Hello! I’m Adrienne and I graduated with honors in 2003. I’m currently the People Strategies Team Coordinator at Shawmut Design and Construction which is a 600 M national General Contractor located in Boston. People Strategies Team is what we call our Human Resources department, and it is a different name because we act in a much more strategic way than most HR departments.

As a coordinator I support the VP and Director of our department in their day to day activities and on special projects for them and entire team. Day to day I manage their calendars and communications whether via phone or emails. In my support role I also help draft a lot of memos about many of the programs and practices our HR department is involved in. I’m a go to person for anything people may need from the Director and VP and usually anything in general that employees need from our department. Some of the special projects I work on are compensation research and benchmarking, planning and implementation of new computer systems and other non technological systems that are related to HR, like our applicant tracking system the recruiting team uses, and designing and facilitating training programs. It’s a very complex role and each day is very different, I could take all my allotted time describing what I can do on a typical day. But let me tell you a little bit about Shawmut.

Shawmut is extremely high energy and fast paced so new projects and needs are being tossed my way daily. One of my major challenges is keeping everything in order, I have to be detailed and organized. Another challenge I encounter is being asked to work on things I’ve never done before, or am not that familiar with. As someone new to not only the work world, but the HR industry in general this challenge will lessen as I learn and grow in my role and in my chosen industry. Our company is growing a very rapid rate (When I started in January of 2005 there were 450 employees, there almost 650 now) and with that our HR department has to grow and change many of the old procedures. This has given me exposure to change management, systems implementation, and taught me how to look at current policies, procedures and systems and understand where they can grow and change and where they just need to be completely revamped.

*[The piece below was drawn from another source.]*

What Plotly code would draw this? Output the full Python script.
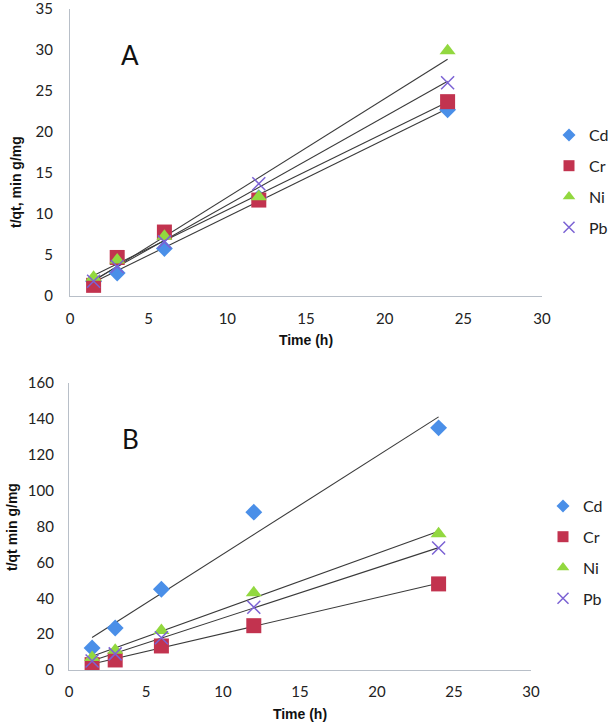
import numpy as np
import plotly.graph_objects as go

time_h = [1.5, 3, 6, 12, 24]
metals = ["Cd", "Cr", "Ni", "Pb"]

# Panel A
a_cd = [1.8, 2.8, 5.8, 12.0, 22.7]
a_cr = [1.3, 4.7, 7.8, 11.7, 23.7]
a_ni = [2.3, 4.4, 7.3, 12.1, 29.9]
a_pb = [1.8, 3.6, 6.6, 13.7, 26.0]

# Panel B
b_cd = [12.3, 23.4, 45.0, 88.0, 135.0]
b_cr = [3.0, 5.6, 13.4, 24.7, 48.0]
b_ni = [7.0, 11.0, 22.0, 43.0, 76.0]
b_pb = [5.0, 9.0, 18.0, 35.0, 68.0]

ytitle_a = "t/qt, min g/mg"
ytitle_b = "t/qt min g/mg"
xtitle = "Time (h)"

colors = {"Cd": "#4a8fe8", "Cr": "#c2334f", "Ni": "#92d83f", "Pb": "#7b62d4"}
symbols = {"Cd": "diamond", "Cr": "square", "Ni": "triangle-up", "Pb": "x-thin"}
sizes = {"Cd": 13, "Cr": 15, "Ni": 14, "Pb": 13}
leg_sizes = {"Cd": 10, "Cr": 11, "Ni": 11, "Pb": 11}

W, H = 614, 727

fig = go.Figure()

panels = [
    ("x", "y", "legend", dict(zip(metals, [a_cd, a_cr, a_ni, a_pb]))),
    ("x2", "y2", "legend2", dict(zip(metals, [b_cd, b_cr, b_ni, b_pb]))),
]


def marker(m, size):
    mk = dict(symbol=symbols[m], size=size, color=colors[m])
    if m == "Pb":
        mk["line"] = dict(color=colors[m], width=1.5)
    else:
        mk["line"] = dict(width=0)
    return mk


for xa, ya, leg, data in panels:
    # linear trendlines
    for m in metals:
        k, b = np.polyfit(time_h, data[m], 1)
        xs = [time_h[0], time_h[-1]]
        fig.add_trace(go.Scatter(x=xs, y=[k * v + b for v in xs], mode="lines",
                                 line=dict(color="#3a3a3a", width=1.1),
                                 xaxis=xa, yaxis=ya, showlegend=False, hoverinfo="skip"))
    for m in metals:
        fig.add_trace(go.Scatter(x=time_h, y=data[m], mode="markers", name=m,
                                 marker=marker(m, sizes[m]), xaxis=xa, yaxis=ya,
                                 showlegend=False, legendgroup=leg + m))
        # legend entry with smaller symbol
        fig.add_trace(go.Scatter(x=[None], y=[None], mode="markers", name=m,
                                 marker=marker(m, leg_sizes[m]), xaxis=xa, yaxis=ya,
                                 legend=leg, legendgroup=leg + m))

tickfont = dict(family="Lato, Open Sans, sans-serif", size=15, color="#222")
titlefont = dict(family="Liberation Sans, Arial, sans-serif", size=14, color="#111", weight="bold")
axcommon = dict(showgrid=False, zeroline=False, showline=True, linecolor="#b8bfc8",
                linewidth=1.2, ticks="outside", tickcolor="rgba(0,0,0,0)",
                tickfont=tickfont, automargin=False, ticklabeloverflow="allow")
legfont = dict(family="Lato, Open Sans, sans-serif", size=16, color="#222")

fig.update_layout(
    width=W, height=H,
    margin=dict(l=0, r=0, t=0, b=0, autoexpand=False),
    paper_bgcolor="white", plot_bgcolor="white",
    xaxis=dict(domain=[70 / W, 542 / W], range=[0, 30], dtick=5, anchor="y", ticklen=9,
               title=dict(text=xtitle, font=titlefont, standoff=9), **axcommon),
    yaxis=dict(domain=[1 - 296 / H, 1 - 9 / H], range=[0, 35], dtick=5, anchor="x", ticklen=13,
               **axcommon),
    xaxis2=dict(domain=[69 / W, 531 / W], range=[0, 30], dtick=5, anchor="y2", ticklen=8,
                title=dict(text=xtitle, font=titlefont, standoff=10), **axcommon),
    yaxis2=dict(domain=[1 - 670 / H, 1 - 383 / H], range=[0, 160], dtick=20, anchor="x2", ticklen=11,
                **axcommon),
    legend=dict(x=1.0, y=1 - 118 / H, xanchor="right", yanchor="top",
                font=legfont, itemwidth=30, tracegroupgap=7, bgcolor="rgba(0,0,0,0)"),
    legend2=dict(x=543 / W, y=1 - 489 / H, xanchor="left", yanchor="top",
                 font=legfont, itemwidth=30, tracegroupgap=7, bgcolor="rgba(0,0,0,0)"),
    annotations=[
        dict(x=3.8, y=29.4, xref="x", yref="y", text="A", showarrow=False,
             font=dict(family="Lato, Open Sans, sans-serif", size=26, color="#111")),
        dict(x=4.0, y=128.8, xref="x2", yref="y2", text="B", showarrow=False,
             font=dict(family="Lato, Open Sans, sans-serif", size=26, color="#111")),
        dict(x=16 / W, y=1 - 182 / H, xref="paper", yref="paper", text=ytitle_a,
             textangle=-90, showarrow=False, font=titlefont,
             xanchor="center", yanchor="middle"),
        dict(x=12 / W, y=1 - 527 / H, xref="paper", yref="paper", text=ytitle_b,
             textangle=-90, showarrow=False, font=titlefont,
             xanchor="center", yanchor="middle"),
    ],
)

fig.write_html("out.html")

So, how did my English major prepare me? You may hear what I do and think- there is no way she needs an English major for that? Let me first tell you how I got to HR from the English major. As I began to explore Clark’s 5th year free program the only program that really spoke to me was the Professional Communication Masters Program. In this program there were 3 different areas of focus- Human Resources, Marketing, and Management communications. Being a Sociology minor I saw HR as a combination of my English and Sociology skills. I would be able to communicate well and understand how the employees of the company I was working at would respond to certain forms of communication.

So, that brings us to today- and my work in HR. I feel that my Masters program was able to prepare me for what HR is all about, what HR professionals can focus on and where different HR departments go with their practices. However, my English major enabled me to be ready for anything, which as I said earlier is a necessity in my ever changing fast paced environment.

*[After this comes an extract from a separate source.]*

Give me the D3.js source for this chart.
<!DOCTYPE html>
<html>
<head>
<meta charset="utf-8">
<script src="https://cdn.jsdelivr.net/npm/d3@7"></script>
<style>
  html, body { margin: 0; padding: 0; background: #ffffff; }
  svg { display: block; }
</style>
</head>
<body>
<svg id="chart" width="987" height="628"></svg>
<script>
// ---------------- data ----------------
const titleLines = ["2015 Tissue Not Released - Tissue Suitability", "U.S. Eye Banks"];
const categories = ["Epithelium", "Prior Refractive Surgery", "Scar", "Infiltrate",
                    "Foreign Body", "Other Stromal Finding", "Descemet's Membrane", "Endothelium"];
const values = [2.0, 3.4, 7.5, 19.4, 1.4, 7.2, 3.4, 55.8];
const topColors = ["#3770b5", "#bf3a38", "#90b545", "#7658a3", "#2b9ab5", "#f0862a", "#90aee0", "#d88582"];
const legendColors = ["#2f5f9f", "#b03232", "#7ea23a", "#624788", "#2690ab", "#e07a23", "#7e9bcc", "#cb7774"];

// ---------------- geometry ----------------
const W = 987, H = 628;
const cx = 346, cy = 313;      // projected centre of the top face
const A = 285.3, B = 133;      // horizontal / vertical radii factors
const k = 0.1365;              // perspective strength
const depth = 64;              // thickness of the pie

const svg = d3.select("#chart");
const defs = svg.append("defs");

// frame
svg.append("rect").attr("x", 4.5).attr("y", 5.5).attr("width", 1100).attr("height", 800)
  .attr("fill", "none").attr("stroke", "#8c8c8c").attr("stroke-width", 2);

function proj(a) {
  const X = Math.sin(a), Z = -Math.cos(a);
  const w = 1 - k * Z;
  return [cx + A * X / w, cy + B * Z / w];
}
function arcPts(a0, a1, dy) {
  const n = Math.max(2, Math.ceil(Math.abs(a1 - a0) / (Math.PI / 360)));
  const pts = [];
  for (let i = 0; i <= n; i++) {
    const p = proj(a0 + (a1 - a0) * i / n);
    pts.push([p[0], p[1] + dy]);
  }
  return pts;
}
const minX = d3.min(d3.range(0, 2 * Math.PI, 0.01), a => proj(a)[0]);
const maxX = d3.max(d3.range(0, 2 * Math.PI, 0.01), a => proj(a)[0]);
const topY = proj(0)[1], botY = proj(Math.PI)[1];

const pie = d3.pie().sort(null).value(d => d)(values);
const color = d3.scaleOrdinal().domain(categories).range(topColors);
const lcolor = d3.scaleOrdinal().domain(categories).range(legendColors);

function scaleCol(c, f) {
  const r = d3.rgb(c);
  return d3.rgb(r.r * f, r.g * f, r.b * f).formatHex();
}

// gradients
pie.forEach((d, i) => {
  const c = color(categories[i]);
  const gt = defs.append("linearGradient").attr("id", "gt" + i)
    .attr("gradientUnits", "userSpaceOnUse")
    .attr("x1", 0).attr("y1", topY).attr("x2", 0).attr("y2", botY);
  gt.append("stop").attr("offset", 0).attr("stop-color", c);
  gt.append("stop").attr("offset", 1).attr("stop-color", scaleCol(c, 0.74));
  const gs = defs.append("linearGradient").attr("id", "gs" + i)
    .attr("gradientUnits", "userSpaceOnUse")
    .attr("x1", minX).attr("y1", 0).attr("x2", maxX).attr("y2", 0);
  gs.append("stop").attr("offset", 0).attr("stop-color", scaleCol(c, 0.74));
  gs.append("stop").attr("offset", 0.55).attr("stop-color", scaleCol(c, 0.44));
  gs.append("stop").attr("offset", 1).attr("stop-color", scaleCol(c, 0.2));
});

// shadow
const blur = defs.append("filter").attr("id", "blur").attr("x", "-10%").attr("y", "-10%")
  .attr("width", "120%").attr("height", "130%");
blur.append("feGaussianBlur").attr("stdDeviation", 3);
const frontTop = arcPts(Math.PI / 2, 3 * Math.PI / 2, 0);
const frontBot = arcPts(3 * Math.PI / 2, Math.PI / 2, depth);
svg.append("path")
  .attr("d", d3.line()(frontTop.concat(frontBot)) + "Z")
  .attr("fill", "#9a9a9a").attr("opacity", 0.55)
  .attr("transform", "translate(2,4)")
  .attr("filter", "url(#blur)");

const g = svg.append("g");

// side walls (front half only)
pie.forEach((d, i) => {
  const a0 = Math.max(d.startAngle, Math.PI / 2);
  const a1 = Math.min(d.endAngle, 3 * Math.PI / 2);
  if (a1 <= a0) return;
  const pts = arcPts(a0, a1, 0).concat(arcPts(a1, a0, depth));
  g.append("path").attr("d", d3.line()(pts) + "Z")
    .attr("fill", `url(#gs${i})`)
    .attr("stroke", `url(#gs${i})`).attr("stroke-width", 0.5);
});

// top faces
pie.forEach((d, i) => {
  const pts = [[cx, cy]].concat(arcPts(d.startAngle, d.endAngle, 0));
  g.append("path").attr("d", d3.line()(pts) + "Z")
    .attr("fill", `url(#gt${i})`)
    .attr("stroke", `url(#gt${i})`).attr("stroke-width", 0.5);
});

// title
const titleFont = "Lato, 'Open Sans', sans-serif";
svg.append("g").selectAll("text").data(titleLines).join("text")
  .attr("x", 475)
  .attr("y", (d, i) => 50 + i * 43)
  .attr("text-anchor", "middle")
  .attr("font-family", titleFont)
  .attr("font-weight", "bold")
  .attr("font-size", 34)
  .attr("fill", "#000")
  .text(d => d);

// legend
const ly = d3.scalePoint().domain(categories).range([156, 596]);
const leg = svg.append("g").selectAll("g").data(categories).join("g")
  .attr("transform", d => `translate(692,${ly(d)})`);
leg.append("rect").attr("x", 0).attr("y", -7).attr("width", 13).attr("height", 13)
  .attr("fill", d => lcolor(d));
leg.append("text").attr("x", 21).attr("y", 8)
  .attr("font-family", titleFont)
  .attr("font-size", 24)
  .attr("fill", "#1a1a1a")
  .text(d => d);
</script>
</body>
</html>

I can write up memos/emails communicating important initiatives and communications to the company or select employee groups for my bosses to save them time.

I can take a document they’ve written and look at it with an editors eye, finding typos and helping them better present their points.

I can read and summarize articles, providing them with time saving ways of taking in important industry information. This also exposes me to industry information that will help me learn and grow a bit more quickly in my role.

I think the area I’ve seen my English major prepare me the most for is my work with the Training and Development team. Our training programs consist of Overheads to present, Facilitator Notes to help with the presentation and Participant guide books that give the participants a take away from the class and include exercises to do during the class. In my work with T & D I’ve helped write up overheads which need to present a lot of information in very concise ways, I was able to learn how to best present ideas concisely via my English major curriculum. I’ve also been able to write up the participant guide books which require a certain style of writing, something I adapted to easily, and again it is writing a broad point in a small space requirement. All those one page essay’s that could have taken 10 really helped with that! And, presenting frequently in classes helped allow me to be comfortable in front of a group and facilitate some training programs.

Honestly, even before I was asked to speak about how my English major has helped me, I frequently thought to myself and out loud how thankful I am that I had the chance to hone my writing, reading and communication skills in an English program. They’ll tell you during your time as an English major that you can do anything with your degree, and its true. It will help you in all aspects of business. Just like I could talk all night about what I do everyday, I could also talk about the skills I learned as an English Major that help me do well in my job and decreased my learning curve. In many cases it will give you a step up because you’ve already developed strong ways of communicating that many first year grads lack.